Integrating Recurrent Neural Networks into Model Predictive Control for Thermal Torque Derating of Electric Machines

Abstract

For cost and space reasons, the electric machine (EM) and its cooling system in electrified powertrains for road vehicles are usually designed in such a way that the maximum power cannot be called up continuously. For this purpose, control systems are used that derate the power of the EM depending on its temperature. In this context, this paper presents the integration of a Recurrent Neural Network (RNN) model into a nonlinear model predictive control (MPC) to efficiently control the driving performance of an electric vehicle (EV) on a race track and reduce thermal derating effects.

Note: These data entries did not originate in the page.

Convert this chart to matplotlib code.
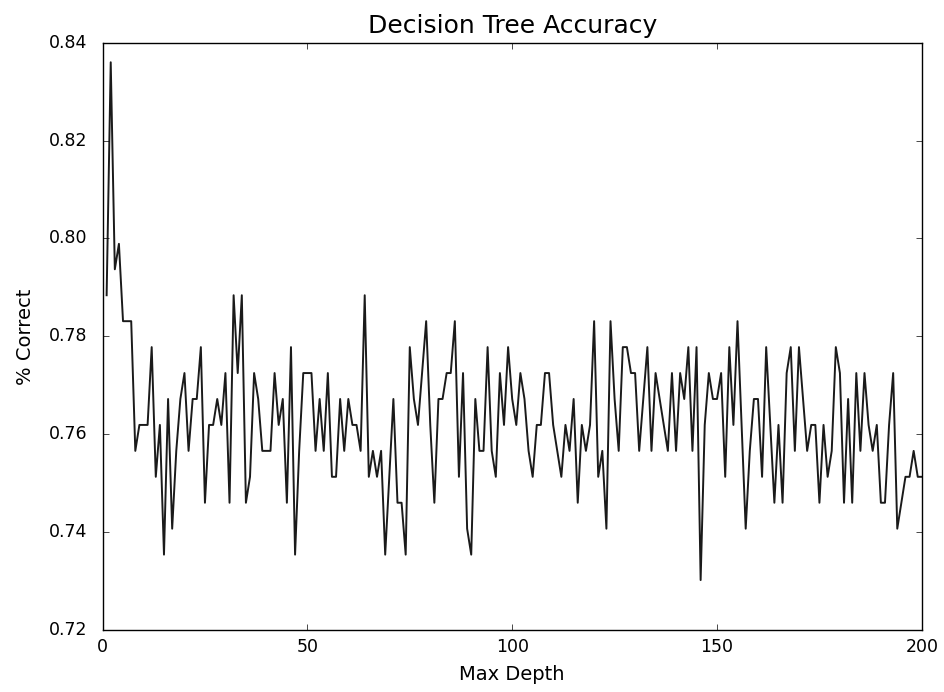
import matplotlib
matplotlib.use("Agg")
import matplotlib.pyplot as plt
from matplotlib.ticker import FormatStrFormatter

# max depth values and the accuracy
depths = list(range(1, 201))
accuracy = [
    0.7884, 0.8360, 0.7937, 0.7989, 0.7831, 0.7831, 0.7831, 0.7566, 0.7619, 0.7619,
    0.7619, 0.7778, 0.7513, 0.7619, 0.7354, 0.7672, 0.7407, 0.7566, 0.7672, 0.7725,
    0.7566, 0.7672, 0.7672, 0.7778, 0.7460, 0.7619, 0.7619, 0.7672, 0.7619, 0.7725,
    0.7460, 0.7884, 0.7725, 0.7884, 0.7460, 0.7513, 0.7725, 0.7672, 0.7566, 0.7566,
    0.7566, 0.7725, 0.7619, 0.7672, 0.7460, 0.7778, 0.7354, 0.7566, 0.7725, 0.7725,
    0.7725, 0.7566, 0.7672, 0.7566, 0.7725, 0.7513, 0.7513, 0.7672, 0.7566, 0.7672,
    0.7619, 0.7619, 0.7566, 0.7884, 0.7513, 0.7566, 0.7513, 0.7566, 0.7354, 0.7513,
    0.7672, 0.7460, 0.7460, 0.7354, 0.7778, 0.7672, 0.7619, 0.7725, 0.7831, 0.7619,
    0.7460, 0.7672, 0.7672, 0.7725, 0.7725, 0.7831, 0.7513, 0.7725, 0.7407, 0.7354,
    0.7672, 0.7566, 0.7566, 0.7778, 0.7566, 0.7513, 0.7725, 0.7619, 0.7778, 0.7672,
    0.7619, 0.7725, 0.7672, 0.7566, 0.7513, 0.7619, 0.7619, 0.7725, 0.7725, 0.7619,
    0.7566, 0.7513, 0.7619, 0.7566, 0.7672, 0.7460, 0.7619, 0.7566, 0.7619, 0.7831,
    0.7513, 0.7566, 0.7407, 0.7831, 0.7672, 0.7566, 0.7778, 0.7778, 0.7725, 0.7725,
    0.7566, 0.7672, 0.7778, 0.7566, 0.7725, 0.7672, 0.7619, 0.7566, 0.7725, 0.7566,
    0.7725, 0.7672, 0.7778, 0.7566, 0.7778, 0.7302, 0.7619, 0.7725, 0.7672, 0.7672,
    0.7725, 0.7513, 0.7778, 0.7619, 0.7831, 0.7619, 0.7407, 0.7566, 0.7672, 0.7672,
    0.7513, 0.7778, 0.7619, 0.7460, 0.7619, 0.7460, 0.7725, 0.7778, 0.7566, 0.7778,
    0.7672, 0.7566, 0.7619, 0.7619, 0.7460, 0.7619, 0.7513, 0.7566, 0.7778, 0.7725,
    0.7460, 0.7672, 0.7460, 0.7725, 0.7566, 0.7725, 0.7619, 0.7566, 0.7619, 0.7460,
    0.7460, 0.7619, 0.7725, 0.7407, 0.7460, 0.7513, 0.7513, 0.7566, 0.7513, 0.7513,
]

x_ticks = [0, 50, 100, 150, 200]
y_ticks = [0.72, 0.74, 0.76, 0.78, 0.80, 0.82, 0.84]

plt.style.use("classic")
plt.rcParams["font.family"] = "DejaVu Sans"

fig = plt.figure(figsize=(9.45, 6.92), dpi=100, facecolor="white")
ax = fig.add_axes([0.1085, 0.0896, 0.867, 0.8487])

ax.plot(depths, accuracy, color="#1a1a1a", linewidth=1.4)

ax.set_xlim(0, 200)
ax.set_ylim(0.72, 0.84)
ax.set_xticks(x_ticks)
ax.set_yticks(y_ticks)
ax.yaxis.set_major_formatter(FormatStrFormatter("%.2f"))
ax.tick_params(labelsize=12.5)
ax.tick_params(axis="y", pad=11)
ax.tick_params(axis="x", pad=6)

ax.set_title("Decision Tree Accuracy", fontsize=18, pad=7)
ax.set_xlabel("Max Depth", fontsize=14, labelpad=6)
ax.set_ylabel("% Correct", fontsize=14, labelpad=10)

fig.savefig("out.png", dpi=100, facecolor="white")
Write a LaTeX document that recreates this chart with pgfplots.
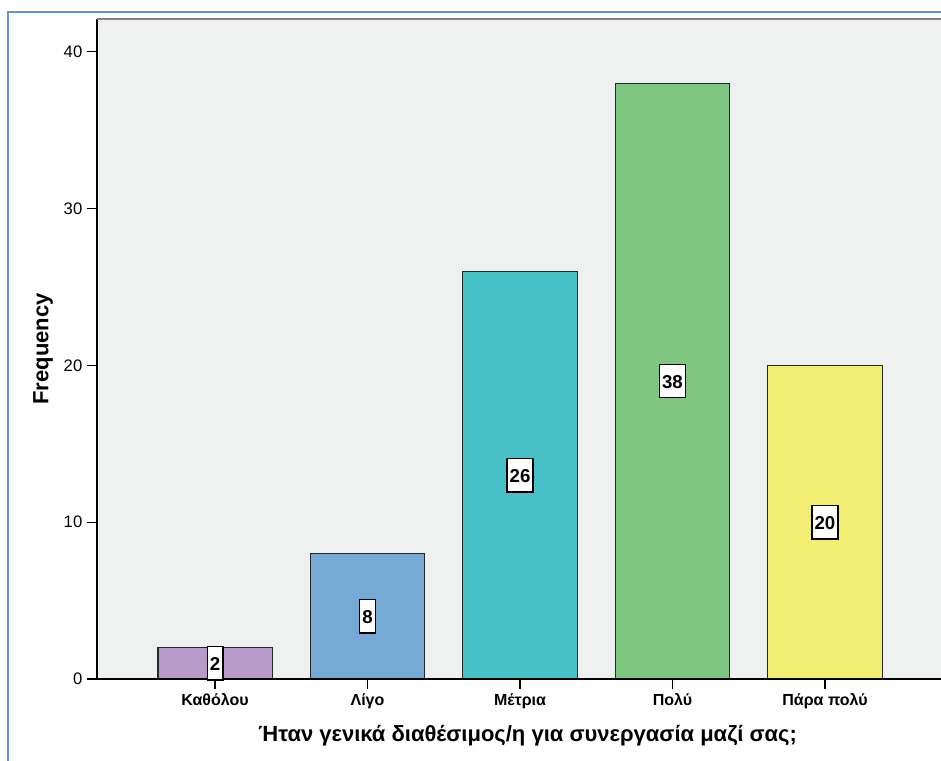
\documentclass[border=0pt]{standalone}
\usepackage{pgfplots}
\pgfplotsset{compat=1.18}
\usepackage{fontspec}
\setmainfont{Liberation Sans}
\definecolor{bgc}{RGB}{239,240,240}
\definecolor{framec}{RGB}{100,146,208}
\definecolor{topc}{RGB}{130,130,130}
\definecolor{cpurple}{RGB}{184,154,200}
\definecolor{cblue}{RGB}{118,169,212}
\definecolor{cteal}{RGB}{72,193,198}
\definecolor{cgreen}{RGB}{126,198,129}
\definecolor{cyellow}{RGB}{242,238,116}
\definecolor{edgec}{RGB}{40,40,40}
\begin{document}
\begin{tikzpicture}
\useasboundingbox (0,0) rectangle (705.75pt,570pt);
\fill[white] (0,0) rectangle (705.75pt,570pt);
\begin{axis}[
  at={(72.75pt,60.75pt)}, anchor=south west,
  scale only axis, width=634.5pt, height=495pt,
  xmin=-0.774, xmax=4.774, ymin=0, ymax=42.1,
  clip=false,
  axis background/.style={fill=bgc},
  axis x line*=bottom, axis y line*=left,
  axis line style={-, black, line width=1.1pt},
  tick align=outside, major tick length=7.5pt,
  tick style={black, line width=0.8pt},
  xtick={0,1,2,3,4},
  xticklabels={Καθόλου,Λίγο,Μέτρια,Πολύ,Πάρα πολύ},
  ytick={0,10,20,30,40},
  /pgf/number format/assume math mode=true,
  yticklabel style={font=\fontsize{12.5}{14}\selectfont},
  xticklabel style={font=\bfseries\fontsize{12}{14}\selectfont},
  ylabel style={at={(axis description cs:-0.0638,0.5)}, anchor=center, rotate=0},
  xlabel style={at={(axis description cs:0.509,-0.0866)}, anchor=center},
  ylabel={\bfseries\fontsize{16.5}{18}\selectfont Frequency},
  xlabel={\bfseries\fontsize{16.5}{18}\selectfont Ήταν γενικά διαθέσιμος/η για συνεργασία μαζί σας;},
]
\addplot[ybar, bar width=0.75, fill=cpurple, draw=edgec, line width=1pt] coordinates {(0,2)};
\addplot[ybar, bar width=0.75, fill=cblue, draw=edgec, line width=1pt] coordinates {(1,8)};
\addplot[ybar, bar width=0.75, fill=cteal, draw=edgec, line width=1pt] coordinates {(2,26)};
\addplot[ybar, bar width=0.75, fill=cgreen, draw=edgec, line width=1pt] coordinates {(3,38)};
\addplot[ybar, bar width=0.75, fill=cyellow, draw=edgec, line width=1pt] coordinates {(4,20)};
\draw[topc, line width=1.5pt] (rel axis cs:0,1) -- (rel axis cs:1,1);
\draw[black, line width=1.1pt] (rel axis cs:0,0) -- (rel axis cs:1,0);
\addplot[draw=none, mark=none, nodes near coords, point meta=explicit symbolic,
  every node near coord/.append style={anchor=center, fill=white, draw=black, line width=1pt,
    font=\bfseries\fontsize{14}{16}\selectfont, inner xsep=2pt, inner ysep=7pt,
    text height=11pt, text depth=0pt}]
  table[x=x, y=y, meta=lab] {
x y lab
0 1 2
1 4 8
2 13 26
3 19 38
4 10 20
};
\end{axis}
\draw[framec, line width=1.3pt] (6pt,-10pt) rectangle (720pt,561pt);
\end{tikzpicture}
\end{document}
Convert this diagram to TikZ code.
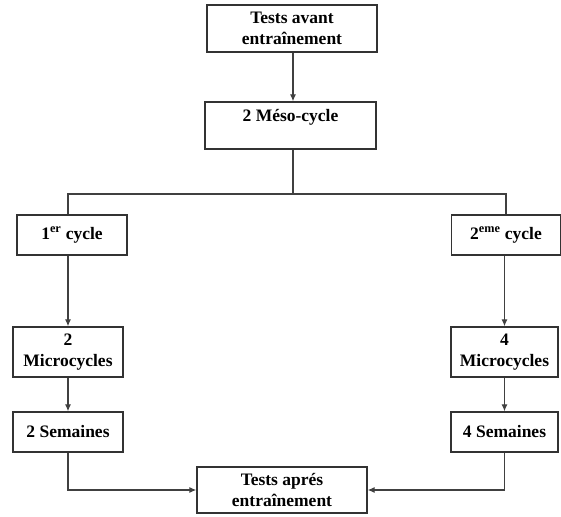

The discrete black-box RNN model incorporating a Long Short-Term Memory (LSTM) layer describing the thermal dynamics of the electric machine is combined with the continuous-time one-dimensional vehicle dynamics to form the hybrid MPC. For the selected example, the RNN-MPC outperforms a standard linear derating strategy by 6.23% in terms of energy consumption while achieving equal lap speed and maximum machine temperatures. Compared to an existing grey-box thermal network model, the RNN model significantly reduces the temperature prediction error by 28%. The trajectory tracking problem is formulated using acados and deployed on a dSPACE SCALEXIO embedded system to meet real-time requirements.